The Finns borrow against 1.8%, the Irish pay 3.6%

Like deposit rates, borrowing rates may diverge between countries due to market fragmentation. Yet comparing borrowing rates is more complicated than for deposit rates, as they may also differ for reasons that have little to do with fragmentation. For starters, borrowing rates also include a risk premium. The crisis made us all realise that despite sharing a currency, Eurozone economies still very much move nationally. Moreover, different debt levels, loan-to-value ratios, duration preferences, and creditor protection all contribute to different risks per country, which translate into different borrowing rates.

That said, contrasts in the Eurozone are marked. Not just because rates differ, but also because households tend to finance themselves very differently. In the Netherlands, 93% of bank loans to households are in the form of a mortgage. In Italy, this is only 59%. Consumer credit, being without collateral, is riskier for the lender. It therefore typically carries higher rates than a mortgage secured by a property. So, it is hardly surprising that Italians pay higher rates on their debt than the Dutch. National habits and preferences also play a role. On average, Finns pay relatively low rates, as they tend to opt for – currently very low – variable rates on their mortgages (EMF Hypostat 2016). The Dutch on the other hand tend to prefer security, choosing long fixed rate periods (at higher rates).

As with deposits, only a small percentage of households shops across borders for their loans, typically 1.5% or less . This clearly suggests room for more competition.

Businesses would benefit from more financial integration too

The picture is slightly different for businesses. Especially for bigger companies it is easier to attract diverse funding, from banks in other countries or by issuing debt on capital markets. Yet despite that, the share of foreign bank finance in total business bank finance remains limited (well under 10% in the major Eurozone economies). Moreover, data show a striking difference in the degree of capital market funding for businesses.

Within the Eurozone, French businesses tap capital markets the most, with bonds representing 23% of business funding. That is almost double the 12% Eurozone average. In Spain, bonds only represent 3% of business funding. Bank dependency is highest in Italy (61%). On average, banks supply 35% of funding to businesses. For SMEs, banks often are the only available supplier.
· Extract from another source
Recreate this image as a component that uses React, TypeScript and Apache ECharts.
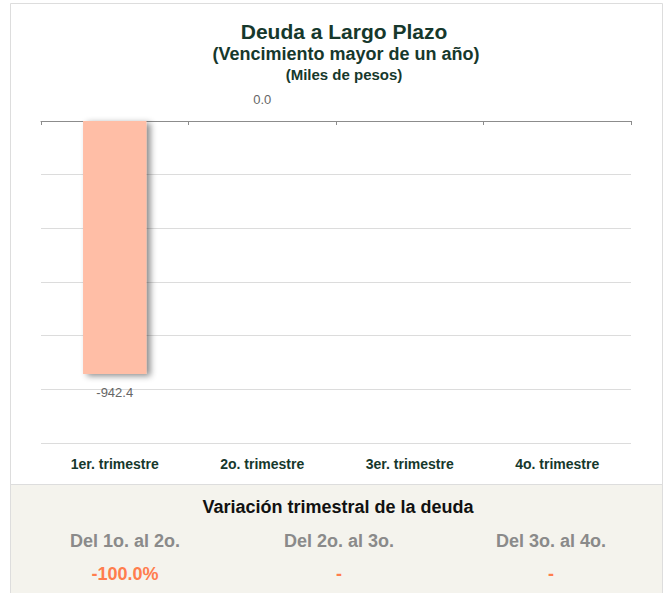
import React, { useEffect, useRef } from "react";
import * as echarts from "echarts";

const categories = ["1er. trimestre", "2o. trimestre", "3er. trimestre", "4o. trimestre"];
const values: (number | null)[] = [-942.4, 0, null, null];
const variationLabels = ["Del 1o. al 2o.", "Del 2o. al 3o.", "Del 3o. al 4o."];
const variationValues = ["-100.0%", "-", "-"];

const TITLE_COLOR = "#16382c";
const FONT = "'Liberation Sans', Arial, sans-serif";

export default function App() {
  const ref = useRef<HTMLDivElement>(null);
  useEffect(() => {
    if (!ref.current) return;
    const chart = echarts.init(ref.current, undefined, { renderer: "svg" });
    const colX = [125, 339, 551];
    const titleX = 339;
    const option: any = {
      animation: false,
      textStyle: { fontFamily: FONT },
      title: [
        { text: "Deuda a Largo Plazo", left: titleX, textAlign: "center", top: 16, textStyle: { fontSize: 21, fontWeight: "bold", color: TITLE_COLOR, fontFamily: FONT } },
        { text: "(Vencimiento mayor de un año)", left: titleX + 2, textAlign: "center", top: 40, textStyle: { fontSize: 18, fontWeight: "bold", color: TITLE_COLOR, fontFamily: FONT } },
        { text: "(Miles de pesos)", left: titleX, textAlign: "center", top: 62, textStyle: { fontSize: 15, fontWeight: "bold", color: TITLE_COLOR, fontFamily: FONT } },
      ],
      grid: { left: 41, right: 34, top: 121, bottom: 150 },
      xAxis: [
        {
          type: "category",
          data: categories,
          position: "bottom",
          axisLine: { show: false, onZero: false },
          axisTick: { show: false },
          axisLabel: { margin: 14, fontSize: 14, fontWeight: "bold", color: TITLE_COLOR, fontFamily: FONT },
        },
        {
          type: "category",
          data: categories,
          position: "top",
          axisLine: { show: true, onZero: false, lineStyle: { color: "#8c8c8c", width: 1 } },
          axisTick: { show: true, inside: true, length: 4, lineStyle: { color: "#8c8c8c" } },
          axisLabel: { show: false },
        },
      ],
      yAxis: {
        type: "value",
        min: -1200,
        max: 0,
        interval: 200,
        axisLabel: { show: false },
        axisLine: { show: false },
        axisTick: { show: false },
        splitLine: { lineStyle: { color: "#dcdcdc", width: 1 } },
      },
      series: [
        {
          type: "bar",
          xAxisIndex: 0,
          barWidth: "43%",
          data: values.map((v) =>
            v === null
              ? null
              : { value: v, label: { position: v < 0 ? "bottom" : "top", distance: v < 0 ? 12 : 15 } }
          ),
          itemStyle: {
            color: "#ffbea6",
            shadowColor: "rgba(0,0,0,0.45)",
            shadowBlur: 6,
            shadowOffsetX: 4,
            shadowOffsetY: 2,
          },
          label: {
            show: true,
            color: "#666666",
            fontSize: 13,
            fontFamily: FONT,
            formatter: (p: any) => Number(p.value).toFixed(1),
          },
        },
      ],
      graphic: [
        {
          type: "rect",
          z: -10,
          silent: true,
          shape: { x: 10.5, y: 3.5, width: 652, height: 620 },
          style: { fill: "#ffffff", stroke: "#dddddd", lineWidth: 1 },
        },
        {
          type: "rect",
          z: -9,
          silent: true,
          shape: { x: 10.5, y: 484.5, width: 652, height: 140 },
          style: { fill: "#f4f3ed", stroke: "#dddddd", lineWidth: 1 },
        },
        {
          type: "text",
          z: 5,
          x: 338,
          y: 507,
          style: {
            text: "Variación trimestral de la deuda",
            fontSize: 18,
            fontWeight: "bold",
            fill: "#111111",
            fontFamily: FONT,
            align: "center",
            verticalAlign: "middle",
          },
        },
        ...variationLabels.map((t, i) => ({
          type: "text",
          z: 5,
          x: colX[i],
          y: 541,
          style: { text: t, fontSize: 18, fontWeight: "bold", fill: "#8a8a8a", fontFamily: FONT, align: "center", verticalAlign: "middle" },
        })),
        ...variationValues.map((t, i) => ({
          type: "text",
          z: 5,
          x: colX[i],
          y: 574,
          style: { text: t, fontSize: 18, fontWeight: "bold", fill: "#ff7d4d", fontFamily: FONT, align: "center", verticalAlign: "middle" },
        })),
      ],
    };
    chart.setOption(option);
    return () => chart.dispose();
  }, []);
  return (
    <div
      ref={ref}
      style={{ position: "absolute", left: 0, top: 0, width: 665, height: 593 }}
    />
  );
}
Banks charge different rates across Eurozone countries. Of course, the differences are not only explained by a lack of financial integration, but also by diverging risks and institutional differences.

Conclusion

Eurozone financial markets for consumers and businesses remain highly fragmented. Further integration can increase competition and deliver lower prices. It could also provide SMEs with access to a wider supply of funding. To bring this about, a further deepening of banking and capital markets union is needed. Banking union has become stuck on the European deposit guarantee scheme. The UK, the main host of Europe’s capital markets, is on its way out and will no longer try to advance the capital markets union. It is up to the remaining EU member states to foster competition and efficiency in financial services by completing the banking union, harmonising national regulation, and accelerating the realisation of a true capital markets union.